Rangers’ match against Napoli in the Champions League has been moved back by 24 hours, to Wednesday night, after the Queen’s death resulted in “severe limitations on police resources and organisational issues”.
Uefa’s announcement came as Arsenal awaited clarification as to whether their Europa League game at home to PSV on Thursday night can go ahead. There had been confidence last Friday that the match would be played, after the Metropolitan police indicated they would be comfortable with it, but on Sunday the matter was still being discussed by the club with the relevant authorities.
One other European match is due to be played in London in midweek, with Chelsea scheduled to face Salzburg on Wednesday in Graham Potter’s first game as manager. On Sunday the expectation was that the fixture would be played and the same applied to Liverpool’s match at home to Ajax on Tuesday and Manchester City’s at home to Borussia Dortmund on Wednesday.
The Queen’s coffin is due to lie in state at Westminster Hall from Wednesday until the funeral at Westminster Abbey on Monday. Premier League clubs fear this could lead to postponements next weekend.

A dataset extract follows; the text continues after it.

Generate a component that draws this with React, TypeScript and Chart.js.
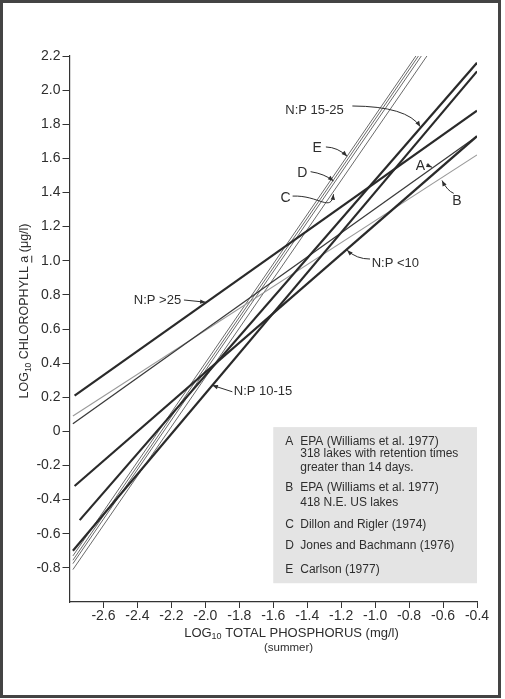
import React, { useEffect, useRef } from "react";
import { Chart, registerables } from "chart.js";

Chart.register(...registerables);

// ---- Axis ranges / ticks ----
const xMin = -2.8;
const xMax = -0.4;
const yMin = -1.0;
const yMax = 2.2;
const tickStep = 0.2;

// ---- Regression lines: [x, y] endpoints (log10 TP mg/l, log10 Chl a ug/l) ----
const npOver25: number[][] = [[-2.77, 0.21], [-0.4, 1.88]];
const np15to25: number[][] = [[-2.74, -0.52], [-0.4, 2.16]];
const np10to15: number[][] = [[-2.78, -0.7], [-0.4, 2.11]];
const npUnder10: number[][] = [[-2.77, -0.32], [-0.4, 1.73]];
const lineA: number[][] = [[-2.78, 0.045], [-0.4, 1.73]];
const lineB: number[][] = [[-2.78, 0.09], [-0.4, 1.62]];
const lineC: number[][] = [[-2.78, -0.81], [-0.695, 2.2]];
const lineD: number[][] = [[-2.78, -0.755], [-0.745, 2.2]];
const lineD2: number[][] = [[-2.78, -0.775], [-0.728, 2.2]];
const lineE: number[][] = [[-2.78, -0.73], [-0.76, 2.2]];

// ---- Annotation labels (data coords): label position and arrow path ----
const annLabels = ["N:P 15-25", "E", "D", "C", "A", "B", "N:P <10", "N:P >25", "N:P 10-15"];
const annLabelPos: number[][] = [
  [-1.357, 1.883],
  [-1.341, 1.659],
  [-1.429, 1.512],
  [-1.528, 1.366],
  [-0.733, 1.555],
  [-0.518, 1.352],
  [-0.881, 0.985],
  [-2.282, 0.77],
  [-1.66, 0.232],
];
const annPaths: number[][][] = [
  [[-1.134, 1.907], [-0.812, 1.905], [-0.734, 1.786]],
  [[-1.29, 1.667], [-1.22, 1.665], [-1.165, 1.612]],
  [[-1.38, 1.522], [-1.3, 1.51], [-1.245, 1.468]],
  [[-1.486, 1.379], [-1.33, 1.385], [-1.26, 1.28], [-1.245, 1.39]],
  [[-0.697, 1.562], [-0.665, 1.548]],
  [[-0.537, 1.395], [-0.575, 1.41], [-0.606, 1.47]],
  [[-1.03, 1.01], [-1.11, 1.01], [-1.165, 1.062]],
  [[-2.126, 0.77], [-1.998, 0.757]],
  [[-1.841, 0.232], [-1.959, 0.27]],
];

// ---- Key box ----
const keyBox: number[][] = [[-1.6, 0.025], [-0.4, -0.89]];
const keyLetters = ["A", "", "", "B", "", "C", "D", "E"];
const keyTexts = [
  "EPA (Williams et al. 1977)",
  "318 lakes with retention times",
  "greater than 14 days.",
  "EPA (Williams et al. 1977)",
  "418 N.E. US lakes",
  "Dillon and Rigler (1974)",
  "Jones and Bachmann (1976)",
  "Carlson (1977)",
];
const keyRowOffsets = [14.4, 26.7, 40.7, 61, 76, 97.7, 118.4, 142.7];

const FONT = '"Liberation Sans", Arial, sans-serif';
const INK = "#2e2e2e";

type Part = { t: string; size: number; dy?: number; italic?: boolean; underline?: boolean };

function drawRich(ctx: CanvasRenderingContext2D, parts: Part[], cx: number, cy: number) {
  let total = 0;
  const widths: number[] = [];
  for (const p of parts) {
    ctx.font = `${p.italic ? "italic " : ""}${p.size}px ${FONT}`;
    const w = ctx.measureText(p.t).width;
    widths.push(w);
    total += w;
  }
  let x = cx - total / 2;
  ctx.textAlign = "left";
  ctx.textBaseline = "middle";
  parts.forEach((p, i) => {
    ctx.font = `${p.italic ? "italic " : ""}${p.size}px ${FONT}`;
    ctx.fillText(p.t, x, cy + (p.dy || 0));
    if (p.underline) ctx.fillRect(x, cy + p.size * 0.5, widths[i], 1);
    x += widths[i];
  });
}

function arrowHead(ctx: CanvasRenderingContext2D, fx: number, fy: number, tx: number, ty: number, size = 6) {
  const ang = Math.atan2(ty - fy, tx - fx);
  ctx.beginPath();
  ctx.moveTo(tx, ty);
  ctx.lineTo(tx - size * Math.cos(ang - 0.38), ty - size * Math.sin(ang - 0.38));
  ctx.lineTo(tx - size * Math.cos(ang + 0.38), ty - size * Math.sin(ang + 0.38));
  ctx.closePath();
  ctx.fill();
}

const decorPlugin = {
  id: "decor",
  beforeDraw(chart: any) {
    const ctx: CanvasRenderingContext2D = chart.ctx;
    ctx.save();
    ctx.fillStyle = "#ffffff";
    ctx.fillRect(0, 0, chart.width, chart.height);
    ctx.restore();
  },
  afterDraw(chart: any) {
    const ctx: CanvasRenderingContext2D = chart.ctx;
    const xs = chart.scales.x;
    const ys = chart.scales.y;
    const px = (v: number) => xs.getPixelForValue(v);
    const py = (v: number) => ys.getPixelForValue(v);
    const area = chart.chartArea;
    ctx.save();

    // key box
    const bx0 = px(keyBox[0][0]);
    const by0 = py(keyBox[0][1]);
    const bx1 = px(keyBox[1][0]);
    const by1 = py(keyBox[1][1]);
    ctx.fillStyle = "#e4e4e4";
    ctx.fillRect(bx0, by0, bx1 - bx0, by1 - by0);
    ctx.fillStyle = INK;
    ctx.font = `12px ${FONT}`;
    ctx.textBaseline = "middle";
    ctx.textAlign = "left";
    keyTexts.forEach((t, i) => {
      const y = by0 + keyRowOffsets[i];
      if (keyLetters[i]) ctx.fillText(keyLetters[i], bx0 + 12, y);
      ctx.fillText(t, bx0 + 27, y);
    });

    // annotations
    ctx.strokeStyle = INK;
    ctx.fillStyle = INK;
    ctx.lineWidth = 1;
    annLabels.forEach((label, i) => {
      const [lx, ly] = annLabelPos[i];
      const single = label.length === 1;
      ctx.font = `${single ? 14 : 13}px ${FONT}`;
      ctx.textAlign = "center";
      ctx.textBaseline = "middle";
      ctx.fillText(label, px(lx), py(ly));
      const pts = annPaths[i].map(([a, b]) => [px(a), py(b)]);
      ctx.beginPath();
      ctx.moveTo(pts[0][0], pts[0][1]);
      if (pts.length === 2) ctx.lineTo(pts[1][0], pts[1][1]);
      else if (pts.length === 3) ctx.quadraticCurveTo(pts[1][0], pts[1][1], pts[2][0], pts[2][1]);
      else ctx.bezierCurveTo(pts[1][0], pts[1][1], pts[2][0], pts[2][1], pts[3][0], pts[3][1]);
      ctx.stroke();
      const n = pts.length;
      arrowHead(ctx, pts[n - 2][0], pts[n - 2][1], pts[n - 1][0], pts[n - 1][1], 6);
    });

    // axis titles
    ctx.fillStyle = INK;
    drawRich(
      ctx,
      [
        { t: "LOG", size: 13 },
        { t: "10", size: 9, dy: 4 },
        { t: " TOTAL PHOSPHORUS (mg/l)", size: 13 },
      ],
      area.left + 222,
      area.bottom + 31
    );
    drawRich(ctx, [{ t: "(summer)", size: 11.5 }], area.left + 219, area.bottom + 46);

    ctx.save();
    ctx.translate(25, 311);
    ctx.rotate(-Math.PI / 2);
    drawRich(
      ctx,
      [
        { t: "LOG", size: 12.5 },
        { t: "10", size: 8.5, dy: 4 },
        { t: " CHLOROPHYLL ", size: 12.5 },
        { t: "a", size: 12.5, underline: true },
        { t: " (\u03bcg/l)", size: 12.5 },
      ],
      0,
      0
    );
    ctx.restore();

    // outer frame
    ctx.strokeStyle = "#444";
    ctx.lineWidth = 3;
    ctx.strokeRect(1.5, 1.5, 498, 695);
    ctx.restore();
  },
};

const near = (a: number, b: number) => Math.abs(a - b) < 1e-6;
const fmt = (v: number) => (near(v, 0) ? "0" : Number(v).toFixed(1));

export default function App() {
  const ref = useRef<HTMLCanvasElement | null>(null);

  useEffect(() => {
    if (!ref.current) return;
    const toXY = (arr: number[][]) => arr.map(([x, y]) => ({ x, y }));
    const dark = "#2a2a2a";
    const mid = "#6a6a6a";
    const series = [
      { data: npOver25, color: dark, width: 2.2 },
      { data: np15to25, color: dark, width: 2.2 },
      { data: np10to15, color: dark, width: 2.2 },
      { data: npUnder10, color: dark, width: 2.2 },
      { data: lineA, color: "#3a3a3a", width: 1.3 },
      { data: lineB, color: "#9a9a9a", width: 1.1 },
      { data: lineC, color: mid, width: 1 },
      { data: lineD, color: mid, width: 1 },
      { data: lineD2, color: mid, width: 1 },
      { data: lineE, color: mid, width: 1 },
    ];
    const chart = new Chart(ref.current, {
      type: "scatter",
      data: {
        datasets: series.map((s) => ({
          data: toXY(s.data),
          showLine: true,
          borderColor: s.color,
          borderWidth: s.width,
          pointRadius: 0,
          fill: false,
        })),
      },
      options: {
        animation: false,
        responsive: false,
        devicePixelRatio: 1,
        layout: { padding: { top: 56, right: 28, left: 0, bottom: 0 } },
        plugins: { legend: { display: false }, tooltip: { enabled: false } },
        scales: {
          x: {
            type: "linear",
            min: xMin,
            max: xMax,
            afterFit: (s: any) => {
              s.height = 97;
            },
            border: { color: "#333", width: 1.2 },
            grid: {
              drawOnChartArea: false,
              drawTicks: true,
              tickLength: 6,
              color: (c: any) => (c.tick && near(c.tick.value, xMin) ? "rgba(0,0,0,0)" : "#333"),
            },
            ticks: {
              stepSize: tickStep,
              color: INK,
              padding: 0,
              maxRotation: 0,
              autoSkip: false,
              font: { family: FONT, size: 14 },
              callback: (v: any) => (near(Number(v), xMin) ? null : fmt(Number(v))),
            },
          },
          y: {
            type: "linear",
            min: yMin,
            max: yMax,
            afterFit: (s: any) => {
              s.width = 69.5;
            },
            border: { color: "#333", width: 1.2 },
            grid: {
              drawOnChartArea: false,
              drawTicks: true,
              tickLength: 7,
              color: (c: any) => (c.tick && near(c.tick.value, yMin) ? "rgba(0,0,0,0)" : "#333"),
            },
            ticks: {
              stepSize: tickStep,
              color: INK,
              padding: 2,
              autoSkip: false,
              font: { family: FONT, size: 14 },
              callback: (v: any) => (near(Number(v), yMin) ? null : fmt(Number(v))),
            },
          },
        },
      },
      plugins: [decorPlugin],
    } as any);
    return () => chart.destroy();
  }, []);

  return (
    <div style={{ position: "absolute", left: 0, top: 0, width: 505, height: 699, background: "#fff" }}>
      <canvas ref={ref} width={505} height={699} style={{ display: "block" }} />
    </div>
  );
}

No away fans will be allowed at Rangers in a ruling that, “as a matter of sporting fairness”, will be also be applied to the reverse fixture in Naples. Uefa urged both sets of fans to respect an “extraordinary situation” by not travelling to either away fixture.
The news follows the postponement of all weekend football in Britain and Northern Ireland as a mark of respect. Friday and Saturday’s horse racing meetings were also called off, but other major sports including cricket, golf, rugby league and rugby union went ahead.
The National League has announced plans to resume activity as planned. A statement read: “The League can confirm that further to the announcement that the funeral for Her Majesty Queen Elizabeth II will be held on Monday 19 September, National League fixtures for week commencing Monday 12 September will go ahead as scheduled.
“Clubs, for all fixtures up until the funeral, will observe a one-minute silence prior to the game and will wear black armbands as a mark of respect.”
The scheduled Football League programme is also set to recommence on Tuesday.
With central London likely to attract crowds in the coming days, police resourcing could have an effect on the football fixture list. On Saturday Tottenham are due to host Leicester and Brentford take on Arsenal, while Chelsea and Liverpool are set to meet at Stamford Bridge on Sunday.
A Metropolitan police statement on Saturday said: “Whether matches go ahead is a matter for the football authorities. If fixtures do take place, the Met will work with the relevant partners and ensure that appropriate policing plans are in place.”
A DCMS spokesman said: “Our guidance will stay the same. There’s no obligation to cancel as far as the government is concerned. But it’s ultimately up to the Premier League and EFL to make those decisions.”
The decision to postpone the weekend’s football – which was made before most other major sports – proved a contentious one, not least because the government’s official mourning guidance stated there was “no obligation to cancel or postpone events and sporting fixtures”.
The Football Supporters Association described it as a squandered opportunity for people to “pay their respect to the Queen alongside their fellow fans” – an argument arguably vindicated by events at the Oval, the Test match between England and South Africa was preceded by a historic rendition of God Save the King, with players on both sides wearing black armbands.
On day three at the BMW PGA Championship at Wentworth, a two-minute period of silence was held, while there were also tributes ahead of the Super League play-off eliminator between Huddersfield and Salford as well as in rugby union, in Premiership matches.
The Super League has also confirmed that the play-off semi-finals – Wigan v Leeds and St Helens v Salford – will go ahead as planned on 16-17 September, though the end-of-season awards will be rearranged after Buckingham Palace confirmed Monday 19 September as the date of the Queen’s funeral.
There will be no racing in Britain on the day of the Queen’s funeral. The British Horseracing Authority confirmed on Saturday evening that the 19 September meetings scheduled for Hamilton, Leicester, Warwick and Wolverhampton will be cancelled as a mark of respect.